Tuesday, August 28, 2012

Senate Judiciary Committee Jurisdiction

I’ve recently written a couple of blog posts about Sen. Grassley’s (R,IA) new found interest in the CFATS program problems (8-3-12, 8-7-12, 8-22-12). Since Grassley is the Ranking Member of the Senate Judiciary Committee I have been trying to figure out his interest in investigating the problems at ISCD; after all his Committee has no specific NPPD or security oversight responsibilities.


I have looked at the Committee’s web site and its description of the jurisdiction of the Committee. There doesn’t seem to be anything there that would be directly applicable to the problems at ISCD. So I started asking around and have been told by a couple of people that the Committee has historically taken its oversight of the Department of Justice to include the responsibility for looking into criminal activity within the government that one would expect that the DOJ should be investigating.

Illegal Activity?

Now the cronyism charge made by the anonymous reader that I described in my latest Grassley related post, could be seen as a violation of one or more of the Civil Service rules applicable to the hiring of an ISCD Director, but that is a bit of a stretch to consider that worthy of a Senate Judiciary Committee investigation. Lying to Congress about the status of the CFATS implementation could be a serious charge, but one would be hard pressed to prove that the statements before various committee hearings by Under Secretary Beers or various ISCD personnel over the years were actual lies rather than political spin.

Now there might be something that we haven’t seen mentioned in the press yet that might provide fodder for such an investigation. It seems that someone at NPPD (most likely Beers, I suppose) ordered an investigation into the leak of the Anderson-Wulf memo to Fox News. Now a leak investigation would certainly be appropriate, but it seems that the investigation was conducted by investigators from the Federal Protective Service; sworn law enforcement personnel. Those investigators were getting sworn statements from everyone in ISCD stating that they were not the source of the leak. And everyone was reminded that falsely swearing to Federal law enforcement officers is a Federal offense in its own right.

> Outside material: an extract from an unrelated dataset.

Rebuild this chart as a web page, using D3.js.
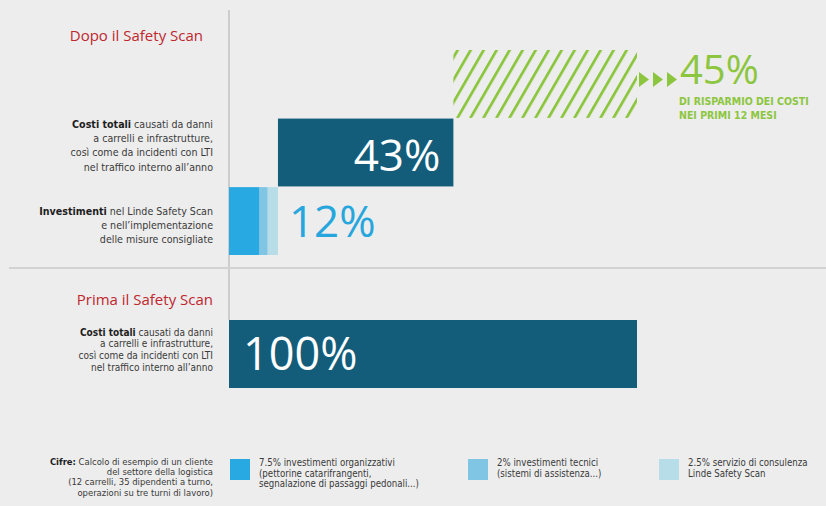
<!DOCTYPE html>
<html><head><meta charset="utf-8">
<script src="https://cdn.jsdelivr.net/npm/d3@7/dist/d3.min.js"></script>
<style>
html,body{margin:0;padding:0;background:#ededed;}
svg{display:block;}
.lab{font-family:'Liberation Sans Narrow','DejaVu Sans Condensed',sans-serif;fill:#3a3a3a;}
.big{font-family:'Open Sans',sans-serif;}
</style></head>
<body>
<script>
// ---- data ----
const investShares = [7.5, 2, 2.5];            // segments of the investment bar (%)
const investLegend = [
  ["7.5% investimenti organizzativi", "(pettorine catarifrangenti,", "segnalazione di passaggi pedonali...)"],
  ["2% investimenti tecnici", "(sistemi di assistenza...)"],
  ["2.5% servizio di consulenza", "Linde Safety Scan"]
];
const afterCost = 43;       // costi totali dopo il Safety Scan (%)
const saving = 45;          // risparmio (%)
const beforeCost = 100;     // costi totali prima (%)
const topRows = ["risparmio", "dopo", "investimenti"];
const bottomRows = ["prima"];
const titleDopo = "Dopo il Safety Scan";
const titlePrima = "Prima il Safety Scan";
const labelCosti = [["Costi totali", " causati da danni"], ["", "a carrelli e infrastrutture,"], ["", "così come da incidenti con LTI"], ["", "nel traffico interno all’anno"]];
const labelInvest = [["Investimenti", " nel Linde Safety Scan"], ["", "e nell’implementazione"], ["", "delle misure consigliate"]];
const labelCifre = [["Cifre:", " Calcolo di esempio di un cliente"], ["", "del settore della logistica"], ["", "(12 carrelli, 35 dipendenti a turno,"], ["", "operazioni su tre turni di lavoro)"]];
const savingText = ["DI RISPARMIO DEI COSTI", "NEI PRIMI 12 MESI"];

// ---- styles ----
const investColors = ["#29a9e1", "#80c6e4", "#b6dde8"];
const teal = "#135d7b", green = "#8cc63f", red = "#c0262d", blueText = "#27a6de";

const W = 826, H = 506;
const svg = d3.select("body").append("svg").attr("width", W).attr("height", H);

const x = d3.scaleLinear().domain([0, 100]).range([229, 637]);
const yTop = d3.scaleBand().domain(topRows).range([50, 255]).paddingInner(0.01);
const yBot = d3.scaleBand().domain(bottomRows).range([320, 388]);
const pct = d => d3.format("d")(d) + "%";

// pattern
const defs = svg.append("defs");
const pat = defs.append("pattern").attr("id", "hatch").attr("patternUnits", "userSpaceOnUse")
  .attr("width", 13).attr("height", 20).attr("patternTransform", "skewX(-30)");
pat.append("rect").attr("x", 4).attr("y", 0).attr("width", 3.2).attr("height", 20).attr("fill", green);

// grid lines
svg.append("line").attr("x1", 229).attr("x2", 229).attr("y1", 10).attr("y2", yBot("prima"))
  .attr("stroke", "#cdcdcd").attr("stroke-width", 2);
svg.append("line").attr("x1", 9).attr("x2", W).attr("y1", 268).attr("y2", 268)
  .attr("stroke", "#d2d2d2").attr("stroke-width", 2);

// investment stacked bar
let acc = 0;
const segs = investShares.map(v => { const s = {x0: acc, x1: acc + v}; acc += v; return s; });
const investTotal = acc;
svg.selectAll("rect.inv").data(segs).join("rect").attr("class", "inv")
  .attr("x", d => x(d.x0)).attr("width", d => x(d.x1) - x(d.x0))
  .attr("y", yTop("investimenti")).attr("height", yTop.bandwidth())
  .attr("fill", (d, i) => investColors[i]);

// after-cost bar
svg.append("rect").attr("x", x(investTotal)).attr("width", x(investTotal + afterCost) - x(investTotal))
  .attr("y", yTop("dopo")).attr("height", yTop.bandwidth()).attr("fill", teal);

// saving hatched
svg.append("rect").attr("x", x(investTotal + afterCost)).attr("width", x(investTotal + afterCost + saving) - x(investTotal + afterCost))
  .attr("y", yTop("risparmio")).attr("height", yTop.bandwidth()).attr("fill", "url(#hatch)");

// before bar
svg.append("rect").attr("x", x(0)).attr("width", x(beforeCost) - x(0))
  .attr("y", yBot("prima")).attr("height", yBot.bandwidth()).attr("fill", teal);

// value labels
svg.append("text").attr("class", "big").attr("x", x(investTotal + afterCost) - 13).attr("y", yTop("dopo") + 52)
  .attr("text-anchor", "end").attr("font-size", 44).attr("fill", "#fff").text(pct(afterCost));
svg.append("text").attr("class", "big").attr("x", x(investTotal) + 11).attr("y", yTop("investimenti") + 50)
  .attr("font-size", 44).attr("fill", blueText).text(pct(investTotal));
svg.append("text").attr("class", "big").attr("x", x(0) + 14).attr("y", yBot("prima") + 50)
  .attr("font-size", 45).attr("fill", "#fff").text(pct(beforeCost));

// arrows + saving text
const ax = x(investTotal + afterCost + saving) + 2;
[0, 14, 28].forEach(o => {
  svg.append("path").attr("d", `M${ax + o},72 L${ax + o + 10},79.5 L${ax + o},87 Z`).attr("fill", green);
});
svg.append("text").attr("class", "big").attr("x", ax + 41).attr("y", 84).attr("font-size", 40)
  .attr("fill", green).text(pct(saving));
savingText.forEach((t, i) => {
  svg.append("text").attr("class", "lab").attr("x", ax + 40).attr("y", 105 + i * 14)
    .attr("font-size", 10.5).attr("font-weight", "bold").style("fill", green).text(t);
});

// titles
svg.append("text").attr("x", 203).attr("y", 41).attr("text-anchor", "end")
  .attr("font-family", "'Open Sans',sans-serif").attr("font-size", 15).attr("fill", red).text(titleDopo);
svg.append("text").attr("x", 213).attr("y", 305).attr("text-anchor", "end")
  .attr("font-family", "'Open Sans',sans-serif").attr("font-size", 15).attr("fill", red).text(titlePrima);

function block(lines, xr, y0, dy, fs) {
  lines.forEach((l, i) => {
    const t = svg.append("text").attr("class", "lab").attr("x", xr).attr("y", y0 + i * dy)
      .attr("text-anchor", "end").attr("font-size", fs);
    if (l[0]) t.append("tspan").attr("font-weight", "bold").style("fill", "#1e1e1e").text(l[0]);
    t.append("tspan").text(l[1]);
  });
}
block(labelCosti, 213, 128, 14.2, 10.6);
block(labelInvest, 213, 215, 14, 10.6);
block(labelCosti, 213, 335.5, 11.7, 10);
block(labelCifre, 213, 465, 10.2, 9.4);

// legend
const legX = [230, 468, 659];
investLegend.forEach((lines, i) => {
  svg.append("rect").attr("x", legX[i]).attr("y", 459).attr("width", 20).attr("height", 21)
    .attr("fill", investColors[i]);
  lines.forEach((t, j) => {
    svg.append("text").attr("class", "lab").attr("x", legX[i] + 29).attr("y", 466 + j * 10.5)
      .attr("font-size", 9.6).text(t);
  });
});
</script>
</body></html>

To me that seems to be a possible abuse of power, but not really illegal. A couple of people have told me (not for attribution unfortunately) that it is actually against the law, but no one has provided me with a cite for the law that is being broken, so I don’t really know. If it is it seems odd that Grassley or his anonymous reader friend has mentioned any investigation into this matter.

General Malfeasance

Then again, committees in both the House and Senate have a tendency to make up their rules as they go along, guided by political expediency more than actual written policy. That may make the general malfeasance described in my second Grassley post an adequate justification for a Senate Judiciary Committee investigation; especially since it came from a ‘whistleblower’.

Outside Investigation

Since Chairman Leahy (D,VT) and Grassley were both re-elected last year, this certainly won’t be about election year grand-standing. Any investigation carried out by the Committee will probably not see hearings until after the election. The people that I have talked to in Washington have been fairly generous of their praise in the investigators on the Judiciary Committee Staff; if there is some serious wrong doing to be found they will likely find it.

Unfortunately, they will be looking for illegal activities or official malfeasance, not real problems with the CFATS program. I’m afraid that we’ll have to wait for the House and Senate Homeland Security Committees to look into that. Or perhaps the House Appropriations Committee will be the one to take a real look; they have yet to complete their hearing on the ISCD problems.